The garden is also being launched 26 years on from the opening of the Gateshead National Garden Festival on the same site.
The saltmarsh garden is designed to provide a peaceful haven for people, while also encouraging wildlife, in this rare and important habitat on the banks of the River Team, close to where it meets the Tyne.
It provides a direct link on to Dunston Staiths, reopened last year by Tyne and Wear Building Preservation Trust, thanks to support from the Heritage Lottery Fund.
The area covered by the saltmarsh garden and Dunston Staiths were part of the site used for the National Garden Festival in 1990. The festival came after the reclamation and decontamination of over 200 acres of former industrial land stretching from the Team Valley to Dunston.

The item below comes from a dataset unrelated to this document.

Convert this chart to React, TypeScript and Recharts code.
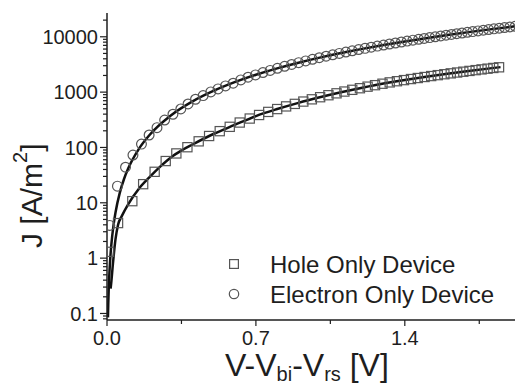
import React from "react";
import { ComposedChart, Scatter, Line, XAxis, YAxis, Legend } from "recharts";

// measured points (V-Vbi-Vrs in V, J in A/m^2)
const holeV = [0.010, 0.052, 0.119, 0.170, 0.224, 0.276, 0.326, 0.378, 0.431, 0.480, 0.530, 0.577, 0.624, 0.671, 0.715, 0.758, 0.800, 0.842, 0.883, 0.923, 0.963, 1.002, 1.041, 1.079, 1.116, 1.153, 1.189, 1.225, 1.260, 1.295, 1.329, 1.363, 1.396, 1.429, 1.461, 1.493, 1.524, 1.555, 1.586, 1.616, 1.646, 1.675, 1.704, 1.733, 1.761, 1.789, 1.816, 1.843];
const holeJ = [1.3, 4.3, 10.7, 21.7, 36.3, 56.8, 78, 101, 129, 161, 197, 236, 282, 333, 386, 439, 494, 552, 613, 675, 741, 809, 879, 951, 1024, 1100, 1176, 1255, 1335, 1418, 1499, 1574, 1648, 1723, 1798, 1875, 1951, 2027, 2105, 2183, 2261, 2338, 2416, 2496, 2575, 2654, 2731, 2810];

const electronV = [0.013, 0.049, 0.087, 0.122, 0.162, 0.198, 0.235, 0.271, 0.310, 0.347, 0.381, 0.416, 0.452, 0.488, 0.522, 0.557, 0.593, 0.629, 0.663, 0.698, 0.733, 0.767, 0.801, 0.835, 0.868, 0.901, 0.934, 0.966, 0.998, 1.030, 1.061, 1.092, 1.123, 1.153, 1.183, 1.213, 1.242, 1.271, 1.300, 1.328, 1.356, 1.384, 1.411, 1.438, 1.465, 1.491, 1.517, 1.543, 1.569, 1.594, 1.619, 1.644, 1.669, 1.694, 1.719, 1.744, 1.769, 1.794, 1.819, 1.844, 1.869, 1.894, 1.919];
const electronJ = [3.9, 20, 44, 73, 115, 168, 228, 313, 398, 497, 611, 743, 865, 1010, 1143, 1295, 1449, 1663, 1862, 2046, 2257, 2471, 2695, 2928, 3164, 3410, 3664, 3919, 4183, 4456, 4728, 5008, 5297, 5584, 5878, 6180, 6479, 6785, 7098, 7407, 7723, 8045, 8362, 8685, 9014, 9337, 9665, 9999, 10340, 10671, 11009, 11351, 11700, 12052, 12411, 12774, 13143, 13517, 13897, 14281, 14671, 15066, 15467];

// fitted curves
const holeFitV = [0.017, 0.02, 0.028, 0.04, 0.052, 0.07, 0.1, 0.15, 0.2, 0.25, 0.3, 0.35, 0.4, 0.5, 0.6, 0.7, 0.8, 0.9, 1.0, 1.1, 1.2, 1.3, 1.4, 1.5, 1.6, 1.7, 1.8, 1.85];
const holeFitJ = [0.28, 0.36, 0.8, 2.2, 4.0, 5.8, 9.5, 18, 29, 45, 66, 88, 112, 175, 255, 369, 494, 640, 805, 992, 1200, 1430, 1657, 1892, 2141, 2406, 2685, 2829];

const electronFitV = [0.0045, 0.006, 0.008, 0.01, 0.015, 0.02, 0.03, 0.04, 0.06, 0.08, 0.1, 0.15, 0.2, 0.3, 0.4, 0.5, 0.6, 0.7, 0.8, 0.9, 1.0, 1.1, 1.2, 1.3, 1.4, 1.5, 1.6, 1.7, 1.8, 1.92];
const electronFitJ = [0.085, 0.15, 0.27, 0.42, 0.95, 1.68, 3.8, 6.7, 15.1, 26.9, 42, 94.5, 168, 378, 672, 1050, 1512, 2058, 2688, 3402, 4200, 5082, 6048, 7098, 8232, 9450, 10752, 12138, 13608, 15483];

const seriesNames = ["Hole Only Device", "Electron Only Device"];
const xMajorTicks = [0, 0.7, 1.4];
const xMinorTicks = [0.35, 1.05, 1.75];
const yMajorTicks = [0.1, 1, 10, 100, 1000, 10000];
const yMinorTicks = [0.08, 0.09, 0.2, 0.3, 0.4, 0.5, 0.6, 0.7, 0.8, 0.9, 2, 3, 4, 5, 6, 7, 8, 9, 20, 30, 40, 50, 60, 70, 80, 90, 200, 300, 400, 500, 600, 700, 800, 900, 2000, 3000, 4000, 5000, 6000, 7000, 8000, 9000, 20000];

const toPoints = (xs: number[], ys: number[]) => xs.map((v, i) => ({ v, j: ys[i] }));

const holeData = toPoints(holeV, holeJ);
const electronData = toPoints(electronV, electronJ);
const holeFit = toPoints(holeFitV, holeFitJ);
const electronFit = toPoints(electronFitV, electronFitJ);

const FONT = "Liberation Sans, Arial, Helvetica, sans-serif";
const INK = "#1e1e1e";
const MARK = "#555";

const Square = (p: any) => (
  <rect x={p.cx - 4.6} y={p.cy - 4.6} width={9.2} height={9.2} fill="none" stroke={MARK} strokeWidth={1.2} />
);
const Ring = (p: any) => <circle cx={p.cx} cy={p.cy} r={4.9} fill="none" stroke={MARK} strokeWidth={1.2} />;

const YTick = (props: any) => {
  const { x, y, payload } = props;
  const major = yMajorTicks.includes(payload.value);
  return (
    <g>
      <line x1={x - (major ? 7 : 4)} x2={x} y1={y} y2={y} stroke={INK} strokeWidth={1.2} />
      {major && (
        <text x={x - 9} y={y} dy="0.36em" textAnchor="end" fontSize={20} fontFamily={FONT} fill={INK}>
          {String(payload.value)}
        </text>
      )}
    </g>
  );
};

const XTick = (props: any) => {
  const { x, y, payload } = props;
  const major = xMajorTicks.includes(payload.value);
  return (
    <g>
      <line x1={x} x2={x} y1={y} y2={y + (major ? 6 : 4)} stroke={INK} strokeWidth={1.2} />
      {major && (
        <text x={x} y={y + 11} dy="0.71em" textAnchor="middle" fontSize={20} fontFamily={FONT} fill={INK}>
          {payload.value.toFixed(1)}
        </text>
      )}
    </g>
  );
};

const TopTick = (props: any) => {
  const { x, y, payload } = props;
  const major = xMajorTicks.includes(payload.value);
  return <line x1={x} x2={x} y1={y} y2={y + (major ? 6 : 3)} stroke={INK} strokeWidth={1.2} />;
};

const XLabel = () => (
  <text x={225} y={376} fontSize={32} fontFamily={FONT} fill={INK}>
    V-V<tspan dy={5} fontSize={20}>bi</tspan>
    <tspan dy={-5}>-V</tspan>
    <tspan dy={5} fontSize={20}>rs</tspan>
    <tspan dy={-5}> [V]</tspan>
  </text>
);

const YLabel = () => (
  <text x={42} y={248} transform="rotate(-90 42 248)" fontSize={30} fontFamily={FONT} fill={INK}>
    J [A/m<tspan dy={-15} fontSize={20}>2</tspan>
    <tspan dy={15}>]</tspan>
  </text>
);

const renderLegend = (props: any) => {
  const items = (props.payload || [])
    .filter((e: any) => seriesNames.includes(e.value))
    .sort((a: any, b: any) => seriesNames.indexOf(a.value) - seriesNames.indexOf(b.value));
  return (
    <svg width={290} height={64} style={{ display: "block" }}>
      {items.map((e: any, i: number) => {
        const cy = 19 + i * 30;
        return (
          <g key={e.value}>
            {e.value === seriesNames[0] ? (
              <rect x={9.6} y={cy - 4.4} width={8.8} height={8.8} fill="none" stroke={MARK} strokeWidth={1.2} />
            ) : (
              <circle cx={14} cy={cy} r={4.7} fill="none" stroke={MARK} strokeWidth={1.2} />
            )}
            <text x={50} y={cy + 8.6} fontSize={24} fontFamily={FONT} fill={INK}>
              {e.value}
            </text>
          </g>
        );
      })}
    </svg>
  );
};

export default function App() {
  return (
    <div style={{ position: "absolute", left: 0, top: 0, width: 515, height: 386, background: "#fff" }}>
      <ComposedChart width={515} height={386} margin={{ top: 13, right: 0, bottom: 0, left: 0 }}>
        <XAxis
          type="number"
          dataKey="v"
          domain={[0, 1.918]}
          allowDataOverflow
          ticks={[...xMajorTicks, ...xMinorTicks].sort((a, b) => a - b)}
          interval={0}
          height={66}
          tickSize={0}
          tickMargin={0}
          tickLine={false}
          tick={<XTick />}
          axisLine={{ stroke: INK, strokeWidth: 1.5 }}
          label={<XLabel />}
        />
        <XAxis
          xAxisId="top"
          orientation="top"
          type="number"
          dataKey="v"
          domain={[0, 1.918]}
          allowDataOverflow
          ticks={[...xMajorTicks, ...xMinorTicks].sort((a, b) => a - b)}
          interval={0}
          height={0}
          tickSize={0}
          tickMargin={0}
          tickLine={false}
          tick={<TopTick />}
          axisLine={{ stroke: INK, strokeWidth: 1.5 }}
        />
        <YAxis
          type="number"
          dataKey="j"
          scale="log"
          domain={[0.0762, 26900]}
          allowDataOverflow
          ticks={[...yMajorTicks, ...yMinorTicks].sort((a, b) => a - b)}
          interval={0}
          width={107}
          tickSize={0}
          tickMargin={0}
          tickLine={false}
          tick={<YTick />}
          axisLine={{ stroke: INK, strokeWidth: 1.5 }}
          label={<YLabel />}
        />
        <Scatter name={seriesNames[0]} data={holeData} shape={Square} isAnimationActive={false} />
        <Scatter name={seriesNames[1]} data={electronData} shape={Ring} isAnimationActive={false} />
        <Line
          data={holeFit}
          dataKey="j"
          type="monotone"
          stroke="#111"
          strokeWidth={2.5}
          dot={false}
          legendType="none"
          isAnimationActive={false}
        />
        <Line
          data={electronFit}
          dataKey="j"
          type="monotone"
          stroke="#111"
          strokeWidth={2.5}
          dot={false}
          legendType="none"
          isAnimationActive={false}
        />
        <Legend
          layout="vertical"
          align="center"
          verticalAlign="middle"
          content={renderLegend}
          wrapperStyle={{ position: "absolute", left: 220, top: 245, width: 290, height: 64 }}
        />
      </ComposedChart>
    </div>
  );
}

A key aim of the festival was always to encourage new development on the land after the event closed. The vast majority of the land was sold for development in advance. But some areas were retained as parks or wildlife havens, including the land which now forms the saltmarsh garden.
The garden got its name because of the tiny area of saltmarsh that grows here and was used as the centre piece of a wildlife garden created especially for the festival. This habitat is normally found at the coast, and only exists in land-locked Gateshead, 12 miles from the sea, because of the power of the tides on the Tyne.
The garden has now been restored by housebuilder Taylor Wimpey, which is responsible for the well-known Staiths South Bank development nearby.
Gateshead Council and Durham Wildlife Trust are working on a community outreach project, funded by Taylor Wimpey, working with local people and schools to celebrate the area.
The saltmarsh garden project was officially launched this morning in the first event of a day of celebration in both the garden and at the Staiths South Bank, marking the end of the pioneering housing development.
Leader of Gateshead Council, Martin Gannon, said: “It’s hard now to imagine just how this place looked at the height of its industrial use. Where once waggons of coal thundered by, now birds feed and land that was once thick with contamination is now green and full of wildlife.
“The Staiths are a hugely important monument to our industrial heritage but this garden is a vital link with our natural history. It might be 26 years since the garden festival, but the same principle stands, this land has been reclaimed for the benefit of local people and in this case, wildlife too.”